How will wildlife be affected? Obviously, precipitation and temperature affect plant distribution and abundance, and wildlife populations are intimately linked to the products of photosynthesis. Climate modelers tell us that the impacts of climate change include declines in ice and snow cover, increases in flooding, an increase in drought severity, modified fire regimes, and a rising sea level, just to name a few of the direct effects on wildlife. But there are other insidious factors at work here. Stressed or modified ecosystems will be vulnerable to new or expanded invasions by exotic species. Parasites and diseases like avian malaria may expand their distribution, further impacting populations of sensitive and threatened species. Warmer nesting beaches may affect the worldwide sex ratio of sea turtles. Pikas may continue shifting their distribution uphill until they simply run out of hill.

What I found of particular interest in this volume was the extended discussion about what to do about these impacts. Biologists monitoring wildebeest migration routes aren’t going to be dictating industrial and vehicular CO2 emission standards. So the debate is quite frank. Should humans assist species in colonizing new habitats? Can managers develop corridors to connect shrinking habitats?  Will this alter the role of hunting as a management tool to manipulate populations? I am fearful that consortiums of conservation biologists will battle each other over management strategies favorable to “their” species of concern. However it plays out, conservation actions and priorities in the near future may be changing in a climate-shifting world.

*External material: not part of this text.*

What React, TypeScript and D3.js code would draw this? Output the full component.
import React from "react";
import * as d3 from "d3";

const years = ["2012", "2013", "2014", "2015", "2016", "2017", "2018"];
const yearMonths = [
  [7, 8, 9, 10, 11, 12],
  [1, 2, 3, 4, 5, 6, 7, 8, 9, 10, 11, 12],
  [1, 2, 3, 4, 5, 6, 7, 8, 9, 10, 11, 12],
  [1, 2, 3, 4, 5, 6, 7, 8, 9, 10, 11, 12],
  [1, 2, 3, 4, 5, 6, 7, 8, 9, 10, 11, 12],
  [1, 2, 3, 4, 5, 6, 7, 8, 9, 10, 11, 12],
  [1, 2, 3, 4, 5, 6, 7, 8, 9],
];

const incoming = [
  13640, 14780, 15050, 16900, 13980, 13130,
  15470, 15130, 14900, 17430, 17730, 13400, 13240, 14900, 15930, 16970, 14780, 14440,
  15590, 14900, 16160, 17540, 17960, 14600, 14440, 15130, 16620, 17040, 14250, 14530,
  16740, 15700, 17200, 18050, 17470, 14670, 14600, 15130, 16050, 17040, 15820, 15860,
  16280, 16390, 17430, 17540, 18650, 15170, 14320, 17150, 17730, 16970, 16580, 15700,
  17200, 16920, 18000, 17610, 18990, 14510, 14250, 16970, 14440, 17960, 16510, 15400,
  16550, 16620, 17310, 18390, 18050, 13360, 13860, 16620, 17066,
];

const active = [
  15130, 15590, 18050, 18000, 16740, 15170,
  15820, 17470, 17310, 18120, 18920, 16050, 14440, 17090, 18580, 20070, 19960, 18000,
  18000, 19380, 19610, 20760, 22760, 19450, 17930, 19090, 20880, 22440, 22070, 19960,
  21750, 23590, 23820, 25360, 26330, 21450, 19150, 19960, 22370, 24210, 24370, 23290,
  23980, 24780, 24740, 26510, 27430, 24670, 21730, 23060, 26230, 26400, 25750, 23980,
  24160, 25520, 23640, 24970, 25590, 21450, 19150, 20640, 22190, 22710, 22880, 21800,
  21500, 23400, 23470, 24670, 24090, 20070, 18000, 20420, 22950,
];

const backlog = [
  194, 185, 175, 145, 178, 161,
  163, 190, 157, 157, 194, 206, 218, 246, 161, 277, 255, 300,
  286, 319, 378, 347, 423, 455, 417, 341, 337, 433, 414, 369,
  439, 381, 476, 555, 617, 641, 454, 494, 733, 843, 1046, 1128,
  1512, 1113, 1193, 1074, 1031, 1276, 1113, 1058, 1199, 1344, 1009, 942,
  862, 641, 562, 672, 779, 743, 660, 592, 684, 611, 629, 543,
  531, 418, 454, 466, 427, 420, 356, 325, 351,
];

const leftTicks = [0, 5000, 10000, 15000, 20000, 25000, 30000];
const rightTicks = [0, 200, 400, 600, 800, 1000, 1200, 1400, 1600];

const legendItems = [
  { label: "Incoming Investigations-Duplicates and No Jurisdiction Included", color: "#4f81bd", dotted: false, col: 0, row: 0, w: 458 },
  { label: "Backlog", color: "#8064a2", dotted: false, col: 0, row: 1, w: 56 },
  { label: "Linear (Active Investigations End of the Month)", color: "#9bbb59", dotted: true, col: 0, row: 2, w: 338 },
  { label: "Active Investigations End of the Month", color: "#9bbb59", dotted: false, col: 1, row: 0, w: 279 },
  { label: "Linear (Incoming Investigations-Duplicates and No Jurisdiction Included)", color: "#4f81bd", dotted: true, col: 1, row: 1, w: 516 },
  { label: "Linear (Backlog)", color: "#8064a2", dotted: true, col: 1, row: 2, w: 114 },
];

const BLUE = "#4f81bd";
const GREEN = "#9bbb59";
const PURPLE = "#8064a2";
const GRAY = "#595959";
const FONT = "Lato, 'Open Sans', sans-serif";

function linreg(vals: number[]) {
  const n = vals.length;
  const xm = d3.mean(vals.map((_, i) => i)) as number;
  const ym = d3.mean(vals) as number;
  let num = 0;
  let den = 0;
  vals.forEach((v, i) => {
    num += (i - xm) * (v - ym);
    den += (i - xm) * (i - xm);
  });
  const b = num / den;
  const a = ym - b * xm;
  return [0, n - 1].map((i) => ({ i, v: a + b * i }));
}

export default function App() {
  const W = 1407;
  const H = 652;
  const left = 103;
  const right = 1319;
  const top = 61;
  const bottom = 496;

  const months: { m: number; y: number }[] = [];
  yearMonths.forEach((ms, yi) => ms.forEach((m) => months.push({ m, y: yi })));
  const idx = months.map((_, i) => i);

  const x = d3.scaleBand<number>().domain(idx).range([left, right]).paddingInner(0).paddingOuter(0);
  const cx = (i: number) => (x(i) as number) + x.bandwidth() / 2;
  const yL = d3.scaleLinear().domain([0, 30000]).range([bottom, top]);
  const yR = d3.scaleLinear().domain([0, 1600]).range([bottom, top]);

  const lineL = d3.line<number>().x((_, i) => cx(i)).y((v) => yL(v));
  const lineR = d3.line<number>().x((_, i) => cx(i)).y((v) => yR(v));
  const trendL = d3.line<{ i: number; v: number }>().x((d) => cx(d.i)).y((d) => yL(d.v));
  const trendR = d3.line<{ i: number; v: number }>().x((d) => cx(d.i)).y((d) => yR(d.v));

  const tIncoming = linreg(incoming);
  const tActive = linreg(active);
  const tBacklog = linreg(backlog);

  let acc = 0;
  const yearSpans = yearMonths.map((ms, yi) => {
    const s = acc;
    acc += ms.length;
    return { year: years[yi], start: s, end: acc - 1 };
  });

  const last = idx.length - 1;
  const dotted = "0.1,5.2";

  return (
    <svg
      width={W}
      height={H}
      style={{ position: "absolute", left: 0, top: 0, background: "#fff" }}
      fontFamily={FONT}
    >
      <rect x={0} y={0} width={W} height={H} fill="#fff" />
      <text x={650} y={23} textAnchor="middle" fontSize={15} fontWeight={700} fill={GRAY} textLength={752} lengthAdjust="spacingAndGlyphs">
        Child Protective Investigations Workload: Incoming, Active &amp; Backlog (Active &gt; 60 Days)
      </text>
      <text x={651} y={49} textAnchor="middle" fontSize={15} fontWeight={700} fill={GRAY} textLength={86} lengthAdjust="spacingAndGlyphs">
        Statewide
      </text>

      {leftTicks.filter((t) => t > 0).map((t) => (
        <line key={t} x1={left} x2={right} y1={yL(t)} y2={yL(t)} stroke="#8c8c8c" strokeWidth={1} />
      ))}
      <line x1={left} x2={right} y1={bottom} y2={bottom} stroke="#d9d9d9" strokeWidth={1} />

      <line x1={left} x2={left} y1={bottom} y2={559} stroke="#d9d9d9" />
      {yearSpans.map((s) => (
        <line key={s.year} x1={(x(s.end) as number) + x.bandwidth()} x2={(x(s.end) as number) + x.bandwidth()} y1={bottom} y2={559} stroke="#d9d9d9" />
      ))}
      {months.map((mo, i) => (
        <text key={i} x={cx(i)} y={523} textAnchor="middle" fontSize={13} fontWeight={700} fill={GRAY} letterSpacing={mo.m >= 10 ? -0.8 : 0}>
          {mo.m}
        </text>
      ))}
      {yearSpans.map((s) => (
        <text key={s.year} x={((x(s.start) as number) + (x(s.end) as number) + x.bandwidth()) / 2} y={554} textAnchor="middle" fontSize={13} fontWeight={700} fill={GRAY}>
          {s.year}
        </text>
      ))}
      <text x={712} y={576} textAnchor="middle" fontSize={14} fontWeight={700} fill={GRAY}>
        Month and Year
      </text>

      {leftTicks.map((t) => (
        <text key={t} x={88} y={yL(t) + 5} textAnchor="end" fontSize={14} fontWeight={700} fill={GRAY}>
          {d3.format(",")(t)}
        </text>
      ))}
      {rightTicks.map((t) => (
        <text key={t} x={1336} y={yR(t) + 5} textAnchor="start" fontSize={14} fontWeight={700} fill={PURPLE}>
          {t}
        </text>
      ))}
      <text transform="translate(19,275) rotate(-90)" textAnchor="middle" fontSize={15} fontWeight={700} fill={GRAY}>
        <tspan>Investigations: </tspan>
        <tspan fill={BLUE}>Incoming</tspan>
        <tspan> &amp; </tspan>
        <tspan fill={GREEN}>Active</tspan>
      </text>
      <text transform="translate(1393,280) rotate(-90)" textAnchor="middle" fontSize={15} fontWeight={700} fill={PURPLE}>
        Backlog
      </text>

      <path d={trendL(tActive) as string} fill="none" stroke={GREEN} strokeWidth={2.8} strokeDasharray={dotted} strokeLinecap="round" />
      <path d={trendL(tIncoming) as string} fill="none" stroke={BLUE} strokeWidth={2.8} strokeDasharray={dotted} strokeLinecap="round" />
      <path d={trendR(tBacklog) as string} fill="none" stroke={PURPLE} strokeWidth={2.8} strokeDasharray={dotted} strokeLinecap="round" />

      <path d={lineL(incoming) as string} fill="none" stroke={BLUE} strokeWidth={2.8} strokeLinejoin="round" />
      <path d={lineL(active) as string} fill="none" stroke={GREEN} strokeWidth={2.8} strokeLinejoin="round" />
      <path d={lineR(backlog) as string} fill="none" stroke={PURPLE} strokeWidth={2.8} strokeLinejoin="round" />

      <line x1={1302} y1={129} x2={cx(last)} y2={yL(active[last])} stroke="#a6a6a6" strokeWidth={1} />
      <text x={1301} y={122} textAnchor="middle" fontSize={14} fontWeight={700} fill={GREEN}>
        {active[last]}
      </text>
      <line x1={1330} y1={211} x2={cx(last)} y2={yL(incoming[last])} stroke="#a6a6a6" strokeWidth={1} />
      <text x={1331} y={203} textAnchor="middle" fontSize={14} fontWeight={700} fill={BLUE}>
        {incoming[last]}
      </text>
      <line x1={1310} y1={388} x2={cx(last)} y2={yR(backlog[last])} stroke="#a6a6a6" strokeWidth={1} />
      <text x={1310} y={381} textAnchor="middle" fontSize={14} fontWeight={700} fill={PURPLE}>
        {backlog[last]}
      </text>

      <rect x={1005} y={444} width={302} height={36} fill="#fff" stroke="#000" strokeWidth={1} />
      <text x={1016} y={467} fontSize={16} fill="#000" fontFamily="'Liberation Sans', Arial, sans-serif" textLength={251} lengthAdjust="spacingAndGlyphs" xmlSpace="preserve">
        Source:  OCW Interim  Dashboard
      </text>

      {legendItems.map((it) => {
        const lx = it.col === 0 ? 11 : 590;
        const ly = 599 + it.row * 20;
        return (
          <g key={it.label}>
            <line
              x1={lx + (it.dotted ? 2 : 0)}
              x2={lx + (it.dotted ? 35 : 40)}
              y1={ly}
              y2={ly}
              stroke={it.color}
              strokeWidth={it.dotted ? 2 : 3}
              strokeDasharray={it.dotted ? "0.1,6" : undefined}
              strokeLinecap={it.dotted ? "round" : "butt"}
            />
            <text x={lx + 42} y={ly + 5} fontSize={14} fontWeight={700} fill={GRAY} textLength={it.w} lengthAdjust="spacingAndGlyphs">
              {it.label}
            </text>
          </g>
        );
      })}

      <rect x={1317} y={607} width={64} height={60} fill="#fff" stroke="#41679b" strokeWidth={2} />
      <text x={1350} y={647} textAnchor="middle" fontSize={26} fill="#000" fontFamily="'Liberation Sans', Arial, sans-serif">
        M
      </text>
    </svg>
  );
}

Disturbingly, the authors note, “The time lag between emissions and atmospheric response ensures that our past discharges have not yet caught up with us; even if we were to stop emitting fossil fuels tomorrow, climatic warming would continue.” The genie is out of the bottle, and we need to be ready to be creative and persistent in our approach to this biodiversity apocalypse.

—Dr. Robert Schmidt.
Dr. Schmidt is on the faculty in the Department of Environment and Society at Utah State University, and is a member of AWI’s Scientific Committee.